Whilst attending the 2010 World Congress on IT in Amsterdam, I was fortunate enough to hear MART Founder and CEO Pradeep Kashyap deliver a speech on product innovation in developing economies. Although his session focussed on India’s rural poor, his two core messages – that genuine insight comes from close customer collaboration, and that truly customer-centric products sell themselves – are of great relevance to marketers everywhere.
A recent example of such a strategy is Nokia’s ‘Life Tools’ – a mobile service for Indian farmers and farming communities providing real-time crop price data and weather forecasts. With farmers often relying on agents to collect and sell their crops, lack of access to price data can seriously weaken their negotiating position. However, once armed with ‘Life Tools’, farmers know how much their crops will sell for, enabling them to demand a fair price.

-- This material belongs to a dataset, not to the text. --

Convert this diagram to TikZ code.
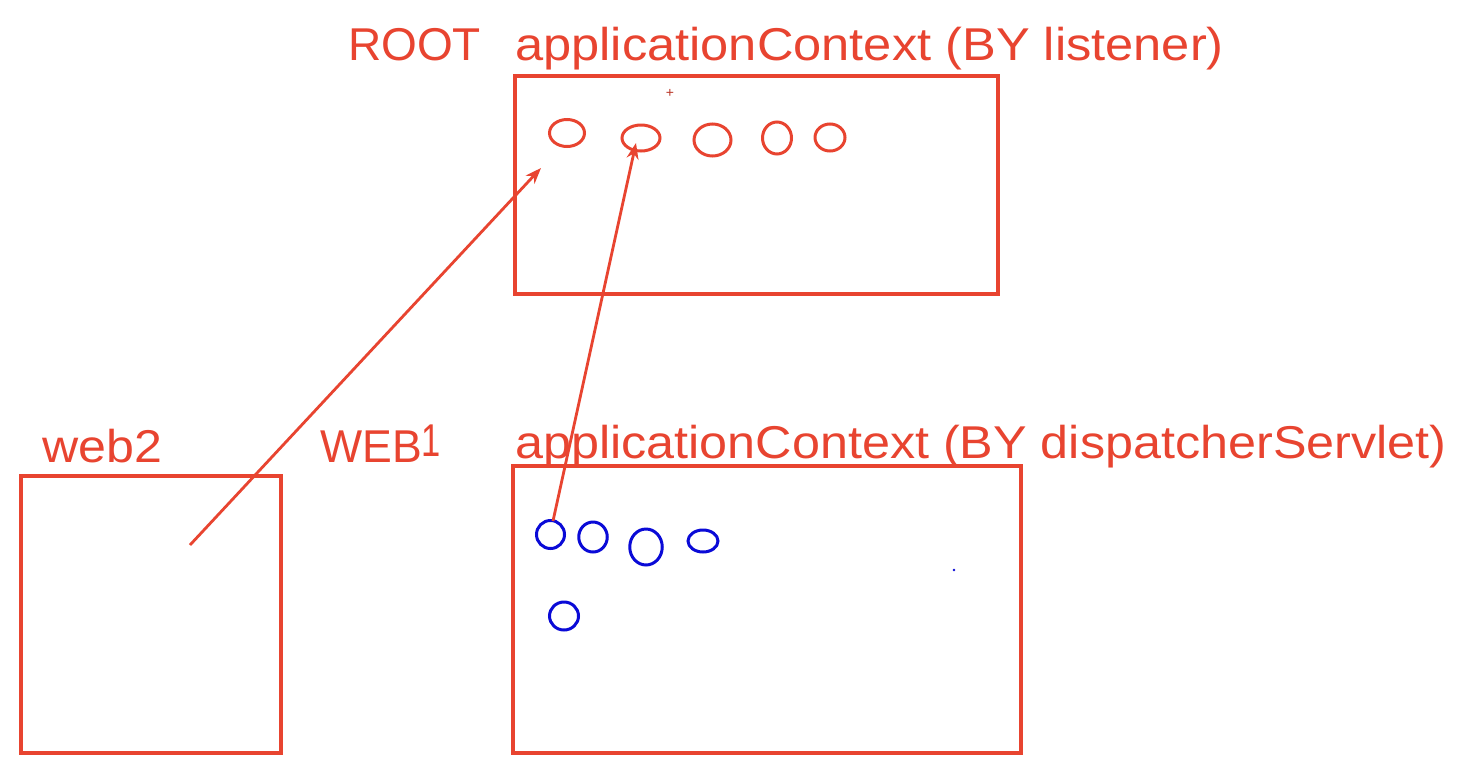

Although ‘Life Tools’ costs only $1.25 a month, its success comes not because it is ‘cheap’ but because it delivers true value at low cost. Given the severity of poverty within developing economies (many live below the World Bank’s International Poverty Line of $1.25 per day), individual consumers are only able to afford products which directly improve their standard of living. The products that succeed in these markets are often designed from scratch in collaboration with end consumers. Usually product development is conducted by researchers who facilitate workshops where consumers can design products to solve the problems they face. These solutions are then realised by companies (such as Nokia) who have the resources to develop them.
Although it is essential to set prices as low as possible, the growth potential and size of developing markets cannot be underestimated. India’s populate exceeds 1 billion with 60% relying on agriculture to make a living – when these numbers are taken into consideration, the economics of Nokia’s ‘Life Tools’ (even at $1.25 per month) are difficult to contest.
So, to return to the main point of this blog, what lessons can first-world brands learn from product innovation in the developing world? Although consumers in the west benefit from incomes far in excess of $1.25 a day and we have little need to improve our standard of living, it is not unrealistic to question the efforts of companies to provide real value in their products. With 8 out of 10 new products failing within three months of launch, and reliance on backward-looking surveys and focus groups firmly entrenched across marketing departments, surely it is time we look for a better way to understand and engage our customers?
Perhaps a ‘back-to-basics’ approach is required; bring an end to the recent trend of adding more features, re-branding or slashing prices and focus on the core offer instead? Perhaps we should ask the customer to design their own product rather than give feedback on an existing offer? Perhaps we should listen-to and engage with customers, transferring some ownership to them even if we find out we’ve been doing it wrong all along? One thing is for certain: get it right and the product will sell itself. Could there be a stronger justification to try?